Would you repeat the listing exactly but omit every picture?

┄┄┄┄┄┄┄┄┄┄┄┄┄┄┄┄┄┄┄┄

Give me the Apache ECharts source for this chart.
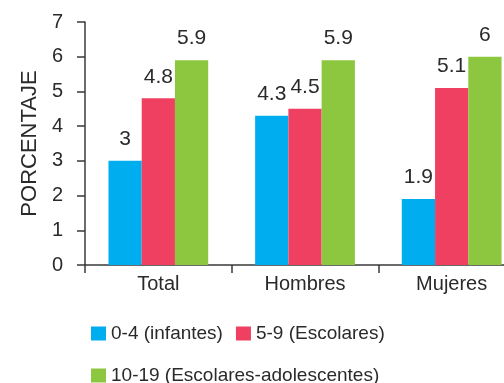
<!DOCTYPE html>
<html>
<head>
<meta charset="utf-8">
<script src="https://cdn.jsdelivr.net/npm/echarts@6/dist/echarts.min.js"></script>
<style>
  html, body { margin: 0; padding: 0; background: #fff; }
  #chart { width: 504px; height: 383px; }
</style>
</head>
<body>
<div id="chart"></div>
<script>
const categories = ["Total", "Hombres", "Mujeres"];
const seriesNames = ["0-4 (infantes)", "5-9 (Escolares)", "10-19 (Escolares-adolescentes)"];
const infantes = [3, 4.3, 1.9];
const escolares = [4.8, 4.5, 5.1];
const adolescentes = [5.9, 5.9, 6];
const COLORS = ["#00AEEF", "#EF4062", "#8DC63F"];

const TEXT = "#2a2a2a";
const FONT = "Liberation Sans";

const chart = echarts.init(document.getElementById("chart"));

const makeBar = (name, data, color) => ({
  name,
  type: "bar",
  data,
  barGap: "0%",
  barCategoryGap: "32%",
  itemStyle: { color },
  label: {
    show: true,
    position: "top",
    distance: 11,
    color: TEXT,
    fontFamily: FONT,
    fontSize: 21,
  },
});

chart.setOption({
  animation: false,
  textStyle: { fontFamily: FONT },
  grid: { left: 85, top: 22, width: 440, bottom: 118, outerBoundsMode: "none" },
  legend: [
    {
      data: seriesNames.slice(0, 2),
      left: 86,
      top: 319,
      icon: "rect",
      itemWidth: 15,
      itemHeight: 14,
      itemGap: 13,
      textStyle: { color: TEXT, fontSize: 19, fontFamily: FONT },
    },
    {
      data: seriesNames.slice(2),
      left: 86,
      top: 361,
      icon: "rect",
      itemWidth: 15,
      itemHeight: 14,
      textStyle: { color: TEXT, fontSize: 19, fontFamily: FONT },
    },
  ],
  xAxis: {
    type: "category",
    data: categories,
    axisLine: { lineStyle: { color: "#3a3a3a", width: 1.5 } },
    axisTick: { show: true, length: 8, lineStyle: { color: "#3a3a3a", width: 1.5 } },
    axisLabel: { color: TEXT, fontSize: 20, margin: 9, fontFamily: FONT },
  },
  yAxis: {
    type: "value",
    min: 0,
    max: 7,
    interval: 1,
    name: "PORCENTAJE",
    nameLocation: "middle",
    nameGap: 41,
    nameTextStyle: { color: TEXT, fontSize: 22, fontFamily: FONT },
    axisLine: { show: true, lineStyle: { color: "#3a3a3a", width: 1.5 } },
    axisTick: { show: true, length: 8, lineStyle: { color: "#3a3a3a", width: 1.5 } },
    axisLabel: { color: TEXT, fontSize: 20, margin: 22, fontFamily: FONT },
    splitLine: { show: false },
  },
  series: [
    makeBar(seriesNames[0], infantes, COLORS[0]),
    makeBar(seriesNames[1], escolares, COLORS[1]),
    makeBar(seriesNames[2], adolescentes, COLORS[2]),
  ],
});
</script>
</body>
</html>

┄┄┄┄┄┄┄┄┄┄┄┄┄┄┄┄┄┄┄┄

**Response to this task:**
Give me the Apache ECharts source for this chart.
<!DOCTYPE html>
<html>
<head>
<meta charset="utf-8">
<script src="https://cdn.jsdelivr.net/npm/echarts@6/dist/echarts.min.js"></script>
<style>
  html, body { margin: 0; padding: 0; background: #fff; }
  #chart { width: 504px; height: 383px; }
</style>
</head>
<body>
<div id="chart"></div>
<script>
const categories = ["Total", "Hombres", "Mujeres"];
const seriesNames = ["0-4 (infantes)", "5-9 (Escolares)", "10-19 (Escolares-adolescentes)"];
const infantes = [3, 4.3, 1.9];
const escolares = [4.8, 4.5, 5.1];
const adolescentes = [5.9, 5.9, 6];
const COLORS = ["#00AEEF", "#EF4062", "#8DC63F"];

const TEXT = "#2a2a2a";
const FONT = "Liberation Sans";

const chart = echarts.init(document.getElementById("chart"));

const makeBar = (name, data, color) => ({
  name,
  type: "bar",
  data,
  barGap: "0%",
  barCategoryGap: "32%",
  itemStyle: { color },
  label: {
    show: true,
    position: "top",
    distance: 11,
    color: TEXT,
    fontFamily: FONT,
    fontSize: 21,
  },
});

chart.setOption({
  animation: false,
  textStyle: { fontFamily: FONT },
  grid: { left: 85, top: 22, width: 440, bottom: 118, outerBoundsMode: "none" },
  legend: [
    {
      data: seriesNames.slice(0, 2),
      left: 86,
      top: 319,
      icon: "rect",
      itemWidth: 15,
      itemHeight: 14,
      itemGap: 13,
      textStyle: { color: TEXT, fontSize: 19, fontFamily: FONT },
    },
    {
      data: seriesNames.slice(2),
      left: 86,
      top: 361,
      icon: "rect",
      itemWidth: 15,
      itemHeight: 14,
      textStyle: { color: TEXT, fontSize: 19, fontFamily: FONT },
    },
  ],
  xAxis: {
    type: "category",
    data: categories,
    axisLine: { lineStyle: { color: "#3a3a3a", width: 1.5 } },
    axisTick: { show: true, length: 8, lineStyle: { color: "#3a3a3a", width: 1.5 } },
    axisLabel: { color: TEXT, fontSize: 20, margin: 9, fontFamily: FONT },
  },
  yAxis: {
    type: "value",
    min: 0,
    max: 7,
    interval: 1,
    name: "PORCENTAJE",
    nameLocation: "middle",
    nameGap: 41,
    nameTextStyle: { color: TEXT, fontSize: 22, fontFamily: FONT },
    axisLine: { show: true, lineStyle: { color: "#3a3a3a", width: 1.5 } },
    axisTick: { show: true, length: 8, lineStyle: { color: "#3a3a3a", width: 1.5 } },
    axisLabel: { color: TEXT, fontSize: 20, margin: 22, fontFamily: FONT },
    splitLine: { show: false },
  },
  series: [
    makeBar(seriesNames[0], infantes, COLORS[0]),
    makeBar(seriesNames[1], escolares, COLORS[1]),
    makeBar(seriesNames[2], adolescentes, COLORS[2]),
  ],
});
</script>
</body>
</html>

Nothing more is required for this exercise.